The Glass House - Beauty Addict

Thursday, April 03, 2008

The Glass House

One of Blogdorf Goodman's posts during her 40 Days and 40 Nights of Beauty Cult Classics series sparked a pretty heated debate in the comments section. The product in question? None other than the much-coveted, sometimes mysterious, always contentious, Creme de la Mer.

To me, Creme de la Mer is, at best, a fabulous face cream, and at worst, a frivolous indulgence. It is not, however, the work of the devil.

Now, I rarely get up on a soapbox, but one of the comments on Annie's post really rubbed me the wrong way. Reader "Shana" deemed any purchase of La Mer "incredibly selfish and utterly morally reprehensible," going on to say that "any reasonable person, with a grand to spare, would buy a <$100 cream and donate some money to people who don't even have the basics, much less expensive makeup and what-have-you."

Really, Shana? Last time I checked, how people choose to spend their hard-earned income is their prerogative, and theirs alone. You don't see my tax returns or my bank statements, so you have absolutely no basis for your generalization of how this "reasonable person" would act.

I'm proud of what I gave to charitable causes last year. And guess what? I don't feel an ounce of guilt over the fact that there was money left over for face cream and some nice clothes. I take pride in, and am thankful for, a life and a career that allow for abundance in both areas. Does the fact that I indulged in a few "luxury goods" make me a bad person? I suppose that in your mind, Shana, the jar of La Mer on my shelf negates all the donations - of time, money, and resources - that I made last year to childhood cancer research, AIDS charities, women's shelters, and local families in crisis.

Bottom line, material indulgences and charitable contributions are not mutually exclusive. Being a good person doesn't necessarily mean forgoing creature comforts. And certainly, one's skincare expenditures do not constitute an appropriate basis by which to judge character. Would you slam someone like, say, Melinda Gates for owning a jar of La Mer?

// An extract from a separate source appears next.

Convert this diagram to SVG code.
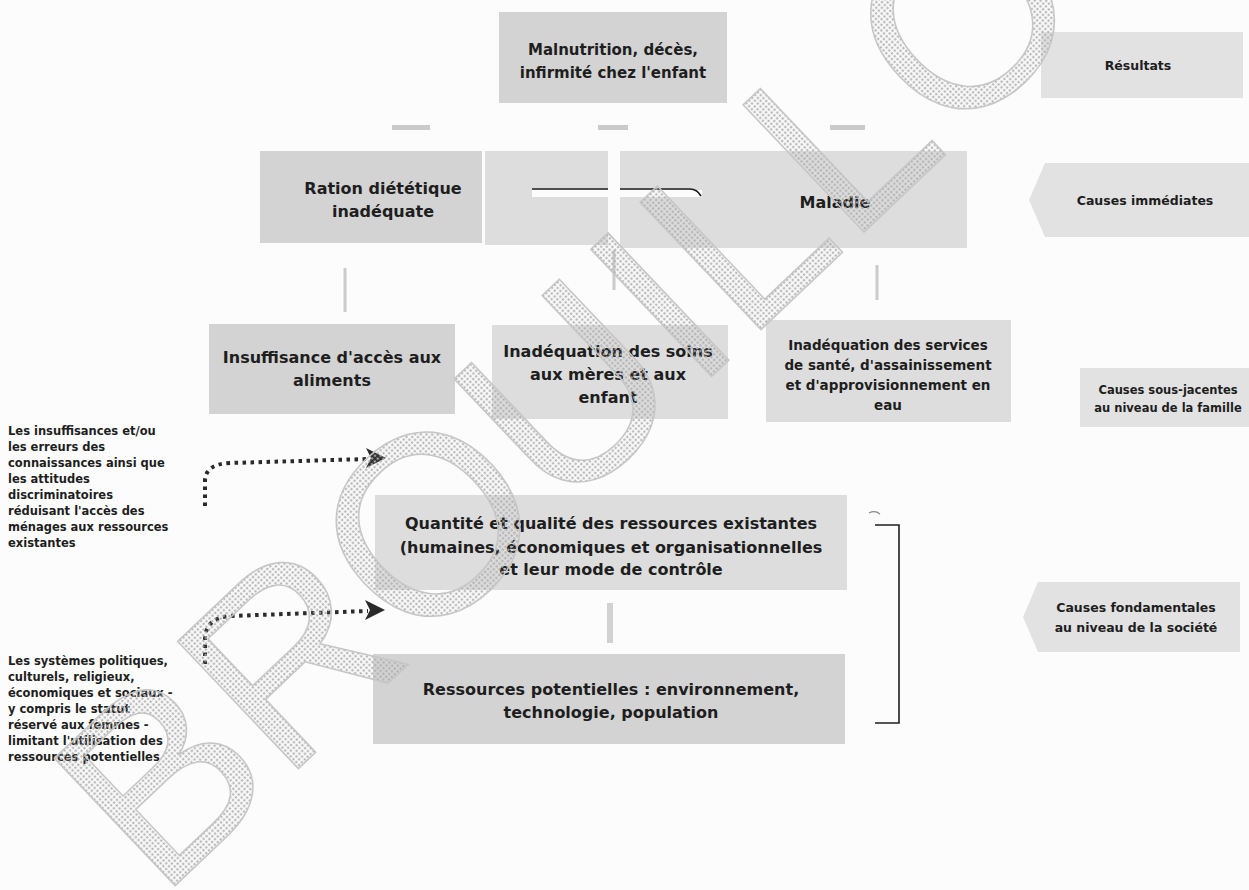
<svg xmlns="http://www.w3.org/2000/svg" width="1249" height="890" viewBox="0 0 1249 890">
<defs>
<style>
.box{fill:#d3d3d3}
.box2{fill:#dddddd}
.lab{fill:#e2e2e2}
.t{font-family:"DejaVu Sans",sans-serif;font-weight:bold;font-size:16px;fill:#1e1e1e;text-anchor:middle;dominant-baseline:central}
.tm{font-family:"DejaVu Sans",sans-serif;font-weight:bold;font-size:15px;fill:#1e1e1e;text-anchor:middle;dominant-baseline:central}
.ts{font-family:"DejaVu Sans",sans-serif;font-weight:bold;font-size:13.5px;fill:#1e1e1e;text-anchor:middle;dominant-baseline:central}
.tl{font-family:"DejaVu Sans",sans-serif;font-weight:bold;font-size:12.5px;fill:#1e1e1e;text-anchor:middle;dominant-baseline:central}
.tx{font-family:"DejaVu Sans",sans-serif;font-weight:bold;font-size:11.5px;fill:#1e1e1e;text-anchor:middle;dominant-baseline:central}
.side{font-family:"DejaVu Sans",sans-serif;font-weight:bold;font-size:11.5px;fill:#1e1e1e;dominant-baseline:central}
.dot{fill:none;stroke:#2a2a2a;stroke-width:4;stroke-dasharray:3.5 4.5}
.chev{fill:#2a2a2a}
.line{fill:none;stroke:#1e1e1e;stroke-width:1.6}
.faint{stroke:#cbcbcb;stroke-width:3}
.mark{fill:#cacaca}
.wm{font-family:"Liberation Sans",sans-serif;font-size:255px;fill:url(#dots);stroke:#c6c6c6;stroke-width:1.5}
</style>
<pattern id="dots" width="4" height="4" patternUnits="userSpaceOnUse"><rect x="0.6" y="0.6" width="2.2" height="2.2" fill="#b0b0b0"/></pattern>
</defs>
<rect width="1249" height="890" fill="#fcfcfc"/>

<g id="node-malnutrition">
<rect class="box" x="499" y="12" width="228" height="91"/>
<text class="tm" x="613" y="50">Malnutrition, décès,</text>
<text class="tm" x="613" y="73">infirmité chez l'enfant</text>
</g>
<g id="label-resultats">
<rect class="lab" x="1041" y="32" width="202" height="66"/>
<text class="tl" x="1138" y="65">Résultats</text>
</g>

<g id="node-ration">
<rect class="box" x="260" y="151" width="222" height="92"/>
<text class="t" x="383" y="188">Ration diététique</text>
<text class="t" x="383" y="211">inadéquate</text>
</g>
<g id="node-middle">
<rect class="box2" x="485" y="151" width="123" height="94"/>
</g>
<g id="node-maladie">
<rect class="box2" x="620" y="151" width="347" height="97"/>
<text class="t" x="835" y="202">Maladie</text>
</g>
<g id="label-immediates">
<polygon class="lab" points="1045,163 1249,163 1249,237 1045,237 1029,200"/>
<text class="tl" x="1145" y="200">Causes immédiates</text>
</g>

<g id="node-insuffisance">
<rect class="box" x="209" y="324" width="246" height="90"/>
<text class="t" x="332" y="357">Insuffisance d'accès aux</text>
<text class="t" x="332" y="380">aliments</text>
</g>
<g id="node-soins">
<rect class="box2" x="492" y="325" width="236" height="94"/>
<text class="t" x="608" y="351">Inadéquation des soins</text>
<text class="t" x="608" y="374">aux mères et aux</text>
<text class="t" x="608" y="397">enfant</text>
</g>
<g id="node-services">
<rect class="box2" x="766" y="320" width="245" height="102"/>
<text class="ts" x="888" y="345">Inadéquation des services</text>
<text class="ts" x="888" y="365">de santé, d'assainissement</text>
<text class="ts" x="888" y="385">et d'approvisionnement en</text>
<text class="ts" x="888" y="405">eau</text>
</g>
<g id="label-sous-jacentes">
<rect class="lab" x="1080" y="368" width="169" height="59"/>
<text class="tx" x="1168" y="390">Causes sous-jacentes</text>
<text class="tx" x="1168" y="408">au niveau de la famille</text>
</g>

<g id="note-connaissances">
<text class="side" x="8" y="431">Les insuffisances et/ou</text>
<text class="side" x="8" y="447">les erreurs des</text>
<text class="side" x="8" y="463">connaissances ainsi que</text>
<text class="side" x="8" y="479">les attitudes</text>
<text class="side" x="8" y="495">discriminatoires</text>
<text class="side" x="8" y="511">réduisant l'accès des</text>
<text class="side" x="8" y="527">ménages aux ressources</text>
<text class="side" x="8" y="543">existantes</text>
</g>

<g id="node-quantite">
<rect class="box2" x="375" y="495" width="472" height="95"/>
<text class="t" x="611" y="523">Quantité et qualité des ressources existantes</text>
<text class="t" x="611" y="547">(humaines, économiques et organisationnelles</text>
<text class="t" x="611" y="569">et leur mode de contrôle</text>
</g>
<g id="node-ressources">
<rect class="box" x="373" y="654" width="472" height="90"/>
<text class="t" x="611" y="689">Ressources potentielles : environnement,</text>
<text class="t" x="611" y="712">technologie, population</text>
</g>
<g id="label-fondamentales">
<polygon class="lab" points="1038,582 1240,582 1240,652 1038,652 1023,617"/>
<text class="tl" x="1136" y="607">Causes fondamentales</text>
<text class="tl" x="1136" y="627">au niveau de la société</text>
</g>

<g id="note-systemes">
<text class="side" x="8" y="661">Les systèmes politiques,</text>
<text class="side" x="8" y="677">culturels, religieux,</text>
<text class="side" x="8" y="693">économiques et sociaux -</text>
<text class="side" x="8" y="709">y compris le statut</text>
<text class="side" x="8" y="725">réservé aux femmes -</text>
<text class="side" x="8" y="741">limitant l'utilisation des</text>
<text class="side" x="8" y="757">ressources potentielles</text>
</g>

<g id="connectors">
<rect class="mark" x="392" y="125" width="38" height="5"/>
<rect class="mark" x="598" y="125" width="30" height="5"/>
<rect class="mark" x="830" y="125" width="35" height="5"/>
<rect x="532" y="190" width="170" height="7" fill="#fcfcfc"/>
<path class="line" d="M532 189 H608"/>
<path class="line" d="M620 189 H690 Q697 189 701 196"/>
<line class="faint" x1="345" y1="268" x2="345" y2="312"/>
<line class="faint" x1="614" y1="250" x2="614" y2="290"/>
<line class="faint" x1="877" y1="265" x2="877" y2="300"/>
<line x1="610" y1="603" x2="610" y2="643" stroke="#d2d2d2" stroke-width="6"/>
<path class="dot" d="M205 506 V480 Q206 464 230 463 L368 459"/>
<path class="chev" d="M366 448 L386 458 L366 468 L371 458 Z"/>
<path class="dot" d="M205 664 V638 Q206 618 230 616 L368 611"/>
<path class="chev" d="M365 600 L385 610 L365 620 L370 610 Z"/>
<path class="line" d="M875 525 H899 V723 H875"/>
<path d="M869 513 q6 -3 11 1" fill="none" stroke="#888" stroke-width="1.2"/>
</g>

<g id="watermark">
<text class="wm" transform="translate(160 900) rotate(-43.5)">BROUILLON</text>
</g>
</svg>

So I would hope, Shana, that you wrote those comments while wearing clothes from Goodwill and eating ramen noodles, using a secondhand computer, in a no-frills house filled with bare-bones furniture and heated with a wood-burning stove. Because if you have any sort of indulgence in your life - whether it be skincare, food, clothing, your car, your home - you really need to stop throwing stones.

What about you, dear readers? Is buying something like La Mer a beauty necessity, an occasional indulgence...or does it constitute a morally reprehensible act?